“To any Southwest customer whose journey with us fell short of their expectation this summer, we offer our sincerest apologies,” said a statement from outgoing Southwest CEO Gary Kelly. “We’re confident these adjustments will create a more reliable travel experience.”
The airline said it is reducing its schedule by 27 flights a day in September, taking it to an average of 3,304 flights a day across its system. For October it is reducing its schedule by an average of 162 flights a day — an average of 3,420 flights.
The airline also plans to make adjustments to its schedule for the remainder of the year, though those details have yet to be announced.
The pilots union at Southwest, which is planning “informational pickets” to express its displeasure with the airline, said it welcomes the announcement — even though it means less flights for its members.
“We are pleased that Southwest has finally begun to hear the message that [the union] has been saying for months now — the current holiday schedule is not sustainable.

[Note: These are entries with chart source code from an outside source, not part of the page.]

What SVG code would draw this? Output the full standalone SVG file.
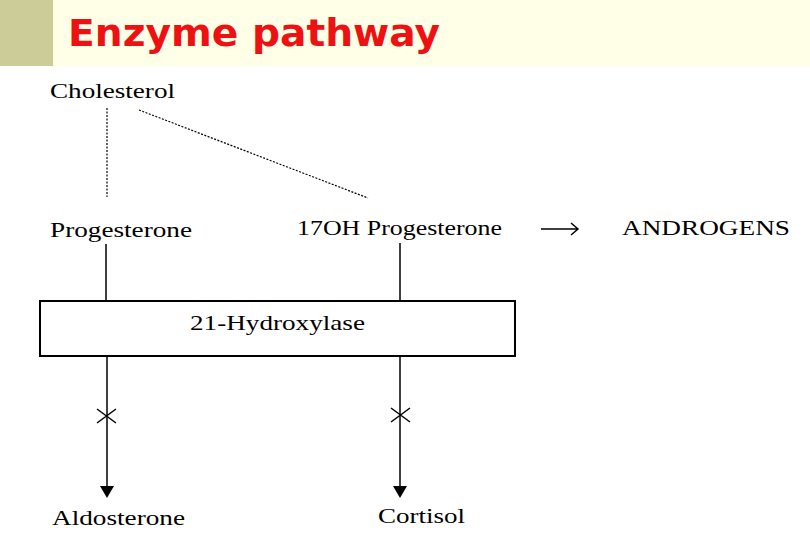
<svg xmlns="http://www.w3.org/2000/svg" width="810" height="540" viewBox="0 0 810 540">
<style>
.t{font-family:"Liberation Serif",serif;font-size:22px;fill:#000}
.l{stroke:#000;stroke-width:1.5;fill:none}
.d{stroke:#000;stroke-width:1.2;stroke-dasharray:2 1.5;fill:none}
</style>
<rect width="810" height="540" fill="#fff"/>
<rect x="0" y="0" width="810" height="66" fill="#FFFFE8"/>
<rect x="0" y="0" width="53" height="66" fill="#CCCC99"/>
<text x="68" y="46" font-family="'DejaVu Sans',sans-serif" font-weight="bold" font-size="37" fill="#EE1111" textLength="372" lengthAdjust="spacingAndGlyphs">Enzyme pathway</text>
<g id="cholesterol"><text class="t" x="50" y="98" textLength="125" lengthAdjust="spacingAndGlyphs">Cholesterol</text></g>
<g id="progesterone"><text class="t" x="50" y="237" textLength="142" lengthAdjust="spacingAndGlyphs">Progesterone</text></g>
<g id="ohprog"><text class="t" x="297" y="235" textLength="205" lengthAdjust="spacingAndGlyphs">17OH Progesterone</text></g>
<g id="androgens"><text class="t" x="622" y="235" textLength="168" lengthAdjust="spacingAndGlyphs">ANDROGENS</text></g>
<g id="enzyme"><rect x="40" y="301" width="475" height="55" fill="#fff" stroke="#000" stroke-width="2"/><text class="t" x="190" y="330" textLength="175" lengthAdjust="spacingAndGlyphs">21-Hydroxylase</text></g>
<g id="aldosterone"><text class="t" x="52" y="525" textLength="133" lengthAdjust="spacingAndGlyphs">Aldosterone</text></g>
<g id="cortisol"><text class="t" x="378" y="523" textLength="87" lengthAdjust="spacingAndGlyphs">Cortisol</text></g>
<g id="connectors">
<line class="d" x1="107" y1="108" x2="107" y2="197"/>
<line class="d" x1="139" y1="110" x2="368" y2="198"/>
<line class="l" x1="106" y1="244" x2="106" y2="301"/>
<line class="l" x1="400" y1="243" x2="400" y2="301"/>
<path class="l" d="M541,229 H578 M571,223 L578,229 L571,235"/>
<line class="l" x1="107" y1="356" x2="107" y2="488"/>
<path d="M100,486 L114,486 L107,498 Z"/>
<line class="l" x1="400" y1="356" x2="400" y2="486"/>
<path d="M393,486 L407,486 L400,498 Z"/>
<path class="l" d="M97,409 L116,423 M116,409 L97,423"/>
<path class="l" d="M391,408 L410,422 M410,408 L391,422"/>
</g>
</svg>
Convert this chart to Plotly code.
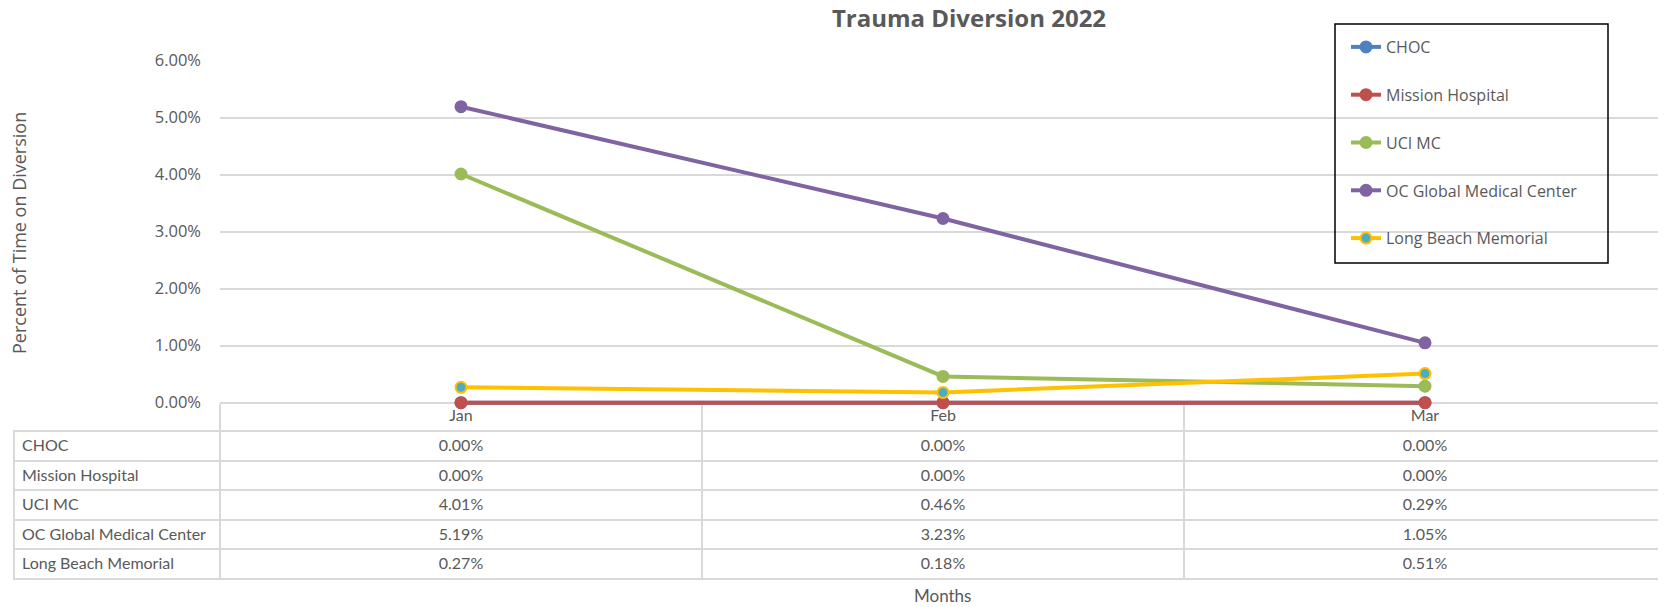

The data shows it has the potential to be even worse than this summer has been,” said Casey Murray, president of the Southwest Airlines Pilots Association. “Reduced schedules resulting in neutral/negative cash flows are not what we want. We want effective measures to reduce the waste and stress on our crews.”
The airline’s flight attendants are at “a breaking point” because of severe understaffing, according to Lyn Montgomery, president of the Transport Workers Union unit that represents the 15,400 Southwest flight attendants. She told CNN that the problem is partly because 1,000 flight attendants took early retirement offers in the early days of the pandemic.
Montgomery told CNN the airline has been regularly changing flight attendants’ schedules, pushing them into extra-long days and weeks, and adding unstaffed flights to its September flying schedule. At the same time, flight attendants are on the front lines dealing with unruly passengers — including one who the union has said knocked out two of a flight attendant’s teeth.
Southwest has acknowledged some flight attendant staffing issues this summer. Around the July 4 holiday, it offered double pay to flight attendants who picked up extra trips. Other airlines have also struggled with staffing up as travel bounced back faster than expected.
The cutback in schedule also comes at a time that the airlines are expecting air travel to slow after a busy summer.